Tolstoy is the great portraitist of all that’s horribly obligatory in life–death and desire are the uncontrollable thunder and lightning that buffet the little human ego in the works of Tolstoy, much as they can in real life. I don’t think there is anything in literature going back to the The Iliad that compares with Tolstoy’s depictions of death and loss. Homer comes in second and it’s not close. Here is the beginning of the first ‘short’ story in the group, “Family Happiness” (which weighs in at a slender 83 pages):
We were in mourning for my mother, who had died in the autumn, and I spent all that winter alone in the country with Kátya and Sónya. Kátya was an old friend of the family, our governess who had brought us all up, and I had known and loved her since my earliest recollections. Sónya was my younger sister. It was a dark and sad winter which we spent in our old house of Pokróvskoe. The weather was cold and so windy that the snowdrifts came higher than the windows; the panes were almost always dimmed by frost, and we seldom walked or drove anywhere throughout the winter…. The feeling of death clung to the house; the air was still filled with the grief and horror of death. My mother’s room was kept locked; and whenever I passed it on my way to bed, I felt a strange uncomfortable impulse to look into that cold empty room.

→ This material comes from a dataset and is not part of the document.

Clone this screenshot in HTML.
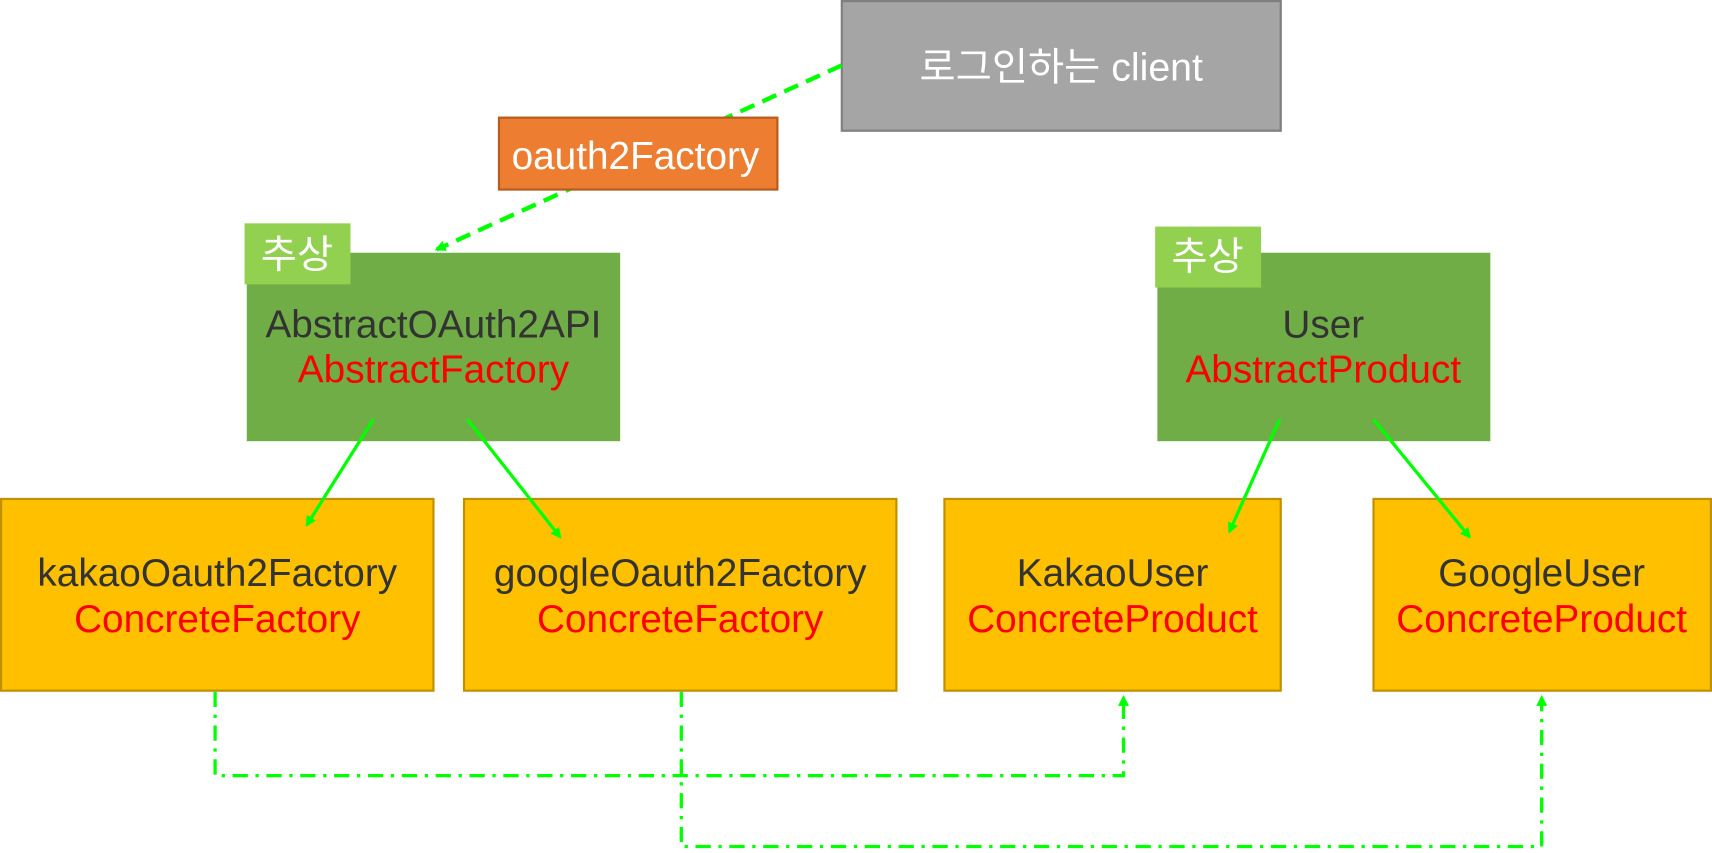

As in the work of Robert Frost, the incontrovertible and indifferent will of the universe is plainly reified in a blanketing snow and wind at once inimical to human life and also, in a way, the opposite: an occasion for retreat to the comforting hearth of loved ones. But Tolstoy’s characters are not passive or static in their grief; the main character in the next paragraph of “Family Happiness” frets over wasting another winter “in the solitude of the country.” Desire always comes in the midst of grief to whipsaw the aggrieved from within and without. Tolstoy understands this perfectly and one feels that he–or his books, anyway–are a friend at your hearth who understands and consoles.
Harold Bloom has observed that Hadji Murád, the Chechen warrior in the penultimate story in this collection, in some ways represents a critique of the Shakespearean tragic hero. Shakespeare’s tragic heroes usually bring disaster on their own heads, but Hadji Murád does everything right and he still loses. That is quintessential Tolstoy: it isn’t up to Hadji Murád. It’s up to forces much bigger than him.
Tolstoy hated Shakespeare for reasons that remain obscure to me, but he was so adept at the depiction of desire that he imparts a psyche of Shakespearean complexity and vitality to even the most peripheral characters. Everybody lives on Tolstoy’s pages, even characters present for a line or two, because in that space any character that appears does so with evident desire. He creates so much life with his art, with such efficiency and skill, that you can almost hear the Grim Reaper crying out his surrender under the weight of all those many pages and pages of real human life.